Additional bailiff positions should be provided. The holding cell should be adjacent to the courtroom and equipped with a microphone and speaker; two-way closed-circuit television transmission can be used if the defendant becomes violent or disruptive. Space might be provided in the courtroom for a secure prisoner station, or prisoner dock, which is surrounded by security glazing and directly accessible from the holding area.
Environmental considerations are the same as in criminal courtrooms.
All courtrooms should be accessible to persons with disabilities. Specific recommendations for provisions for disabled individuals are suggested in the following sections on specific courtroom elements.

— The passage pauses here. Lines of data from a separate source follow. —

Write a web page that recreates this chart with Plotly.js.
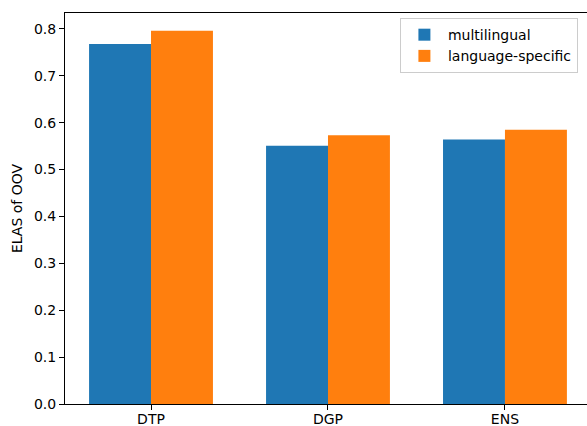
<!DOCTYPE html>
<html>
<head>
<meta charset="utf-8">
<script src="https://cdn.plot.ly/plotly-3.0.1.min.js"></script>
<style>html,body{margin:0;padding:0;background:#fff;overflow:hidden;}</style>
</head>
<body>
<div id="chart" style="width:600px;height:426px;"></div>
<script>
const categories = ["DTP", "DGP", "ENS"];
const multilingual = [0.768, 0.551, 0.564];
const languageSpecific = [0.796, 0.573, 0.585];
const seriesNames = ["multilingual", "language-specific"];
const yTicks = [0.0, 0.1, 0.2, 0.3, 0.4, 0.5, 0.6, 0.7, 0.8];

const font = {family: "DejaVu Sans", size: 14, color: "#000"};
const traces = [
  {type: "bar", name: seriesNames[0], x: categories, y: multilingual, marker: {color: "#1f77b4"}},
  {type: "bar", name: seriesNames[1], x: categories, y: languageSpecific, marker: {color: "#ff7f0e"}}
];
const layout = {
  width: 600, height: 426,
  margin: {l: 65, r: 0, t: 13, b: 22, pad: 0},
  paper_bgcolor: "#fff", plot_bgcolor: "#fff",
  font: font,
  barmode: "group", bargap: 0.3, bargroupgap: 0,
  showlegend: true,
  legend: {x: 0.626, y: 0.987, xanchor: "left", yanchor: "top",
    bgcolor: "rgba(255,255,255,0.8)", bordercolor: "#cccccc", borderwidth: 1,
    font: font, tracegroupgap: 2, itemwidth: 37},
  xaxis: {type: "category", range: [-0.486, 2.537], showline: true, linecolor: "#000", linewidth: 1,
    mirror: true, ticks: "outside", ticklen: 5, tickcolor: "#000", showgrid: false, zeroline: false,
    tickfont: font, ticklabelstandoff: -3},
  yaxis: {range: [0, 0.834], tickvals: yTicks, ticktext: yTicks.map(v => v.toFixed(1)),
    showline: true, linecolor: "#000", linewidth: 1, ticks: "outside", ticklen: 5, tickcolor: "#000",
    showgrid: false, zeroline: false, tickfont: font,
    title: {text: "ELAS of OOV", font: font, standoff: 8}}
};
Plotly.newPlot("chart", traces, layout, {displayModeBar: false, staticPlot: true});
</script>
</body>
</html>
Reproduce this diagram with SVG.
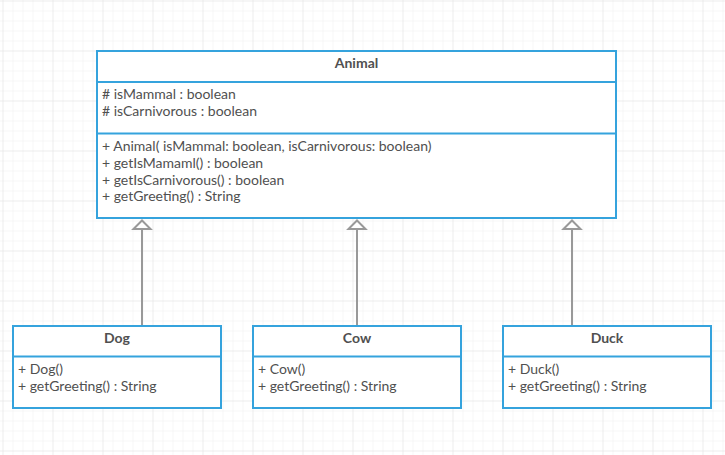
<svg xmlns="http://www.w3.org/2000/svg" width="725" height="455" viewBox="0 0 725 455">
<defs>
<pattern id="grid" width="10" height="10" patternUnits="userSpaceOnUse" x="2.5" y="0.5">
<path d="M10 0 H0 V10" fill="none" stroke="#efefef" stroke-width="1"/>
</pattern>
<pattern id="grid2" width="50" height="50" patternUnits="userSpaceOnUse" x="2.5" y="0.5">
<path d="M50 0 H0 V50" fill="none" stroke="#e6e6e6" stroke-width="1"/>
</pattern>
<marker id="inh" viewBox="-1 -1 12 22" refX="0" refY="10" markerWidth="12" markerHeight="22" markerUnits="userSpaceOnUse" orient="auto" overflow="visible">
<path d="M0 1.5 L8.5 10 L0 18.5 Z" fill="#fff" stroke="#999" stroke-width="2" stroke-linejoin="miter"/>
</marker>
<style>
.box{fill:#fff;stroke:#35a3dd;stroke-width:2}
.sep{stroke:#35a3dd;stroke-width:2}
.title{font-family:Lato,"Liberation Sans",sans-serif;font-size:14px;font-weight:bold;fill:#505050;text-anchor:middle}
.t{font-family:Lato,"Liberation Sans",sans-serif;font-size:14px;fill:#505050}
.edge{stroke:#999;stroke-width:2;fill:none}
</style>
</defs>
<rect width="725" height="455" fill="#fff"/>
<rect width="725" height="455" fill="url(#grid)"/>
<rect width="725" height="455" fill="url(#grid2)"/>
<g id="connectors">
<path class="edge" d="M142 326 V229" marker-end="url(#inh)"/>
<path class="edge" d="M357 326 V229" marker-end="url(#inh)"/>
<path class="edge" d="M572 326 V229" marker-end="url(#inh)"/>
</g>
<g id="animal">
<rect class="box" x="97" y="51" width="519" height="167"/>
<line class="sep" x1="97" y1="82" x2="616" y2="82"/>
<line class="sep" x1="97" y1="133.5" x2="616" y2="133.5"/>
<text class="title" x="356.5" y="67.5">Animal</text>
<text class="t" x="102" y="99"># isMammal : boolean</text>
<text class="t" x="102" y="116"># isCarnivorous : boolean</text>
<text class="t" x="102" y="151">+ Animal( isMammal: boolean, isCarnivorous: boolean)</text>
<text class="t" x="102" y="168">+ getIsMamaml() : boolean</text>
<text class="t" x="102" y="185">+ getIsCarnivorous() : boolean</text>
<text class="t" x="102" y="201">+ getGreeting() : String</text>
</g>
<g id="dog">
<rect class="box" x="13" y="326" width="208" height="82"/>
<line class="sep" x1="13" y1="356.5" x2="221" y2="356.5"/>
<text class="title" x="117" y="343">Dog</text>
<text class="t" x="18" y="374">+ Dog()</text>
<text class="t" x="18" y="391">+ getGreeting() : String</text>
</g>
<g id="cow">
<rect class="box" x="253" y="326" width="208" height="82"/>
<line class="sep" x1="253" y1="356.5" x2="461" y2="356.5"/>
<text class="title" x="357" y="343">Cow</text>
<text class="t" x="258" y="374">+ Cow()</text>
<text class="t" x="258" y="391">+ getGreeting() : String</text>
</g>
<g id="duck">
<rect class="box" x="503" y="326" width="208" height="82"/>
<line class="sep" x1="503" y1="356.5" x2="711" y2="356.5"/>
<text class="title" x="607" y="343">Duck</text>
<text class="t" x="508" y="374">+ Duck()</text>
<text class="t" x="508" y="391">+ getGreeting() : String</text>
</g>
</svg>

Adjacency and circulation requirements are generally the same as for a regular criminal courtroom, except that the high-security courtroom should be located in an isolated area of the courthouse, where access can be controlled. The prisoner entrance should lead directly from the holding area into the courtroom. The jury should enter and exit by means of the private circulation corridor.
The judge's bench, clerk's station, and witness stand should be lined with bullet-absorptive material (not bullet resistant which might cause bullets to ricochet). Any devices used to secure prisoners in the courtroom should be discreetly concealed. Closed-circuit television should be used to monitor proceedings in the high-security courtroom from the central security control room. Additional security screening may be appropriate at the entrance to the courtroom. Witnesses under protective custody should enter the courtroom from the private, secure corridor connected to a secure witness-waiting area.
If prisoners are restrained in the courtroom, the counsel table should have a modesty screen to shield the prisoner. Furniture and furnishings should be secured or so heavy that they cannot be used as weapons.
High security courtrooms have the same technology needs as do regular trial courtrooms.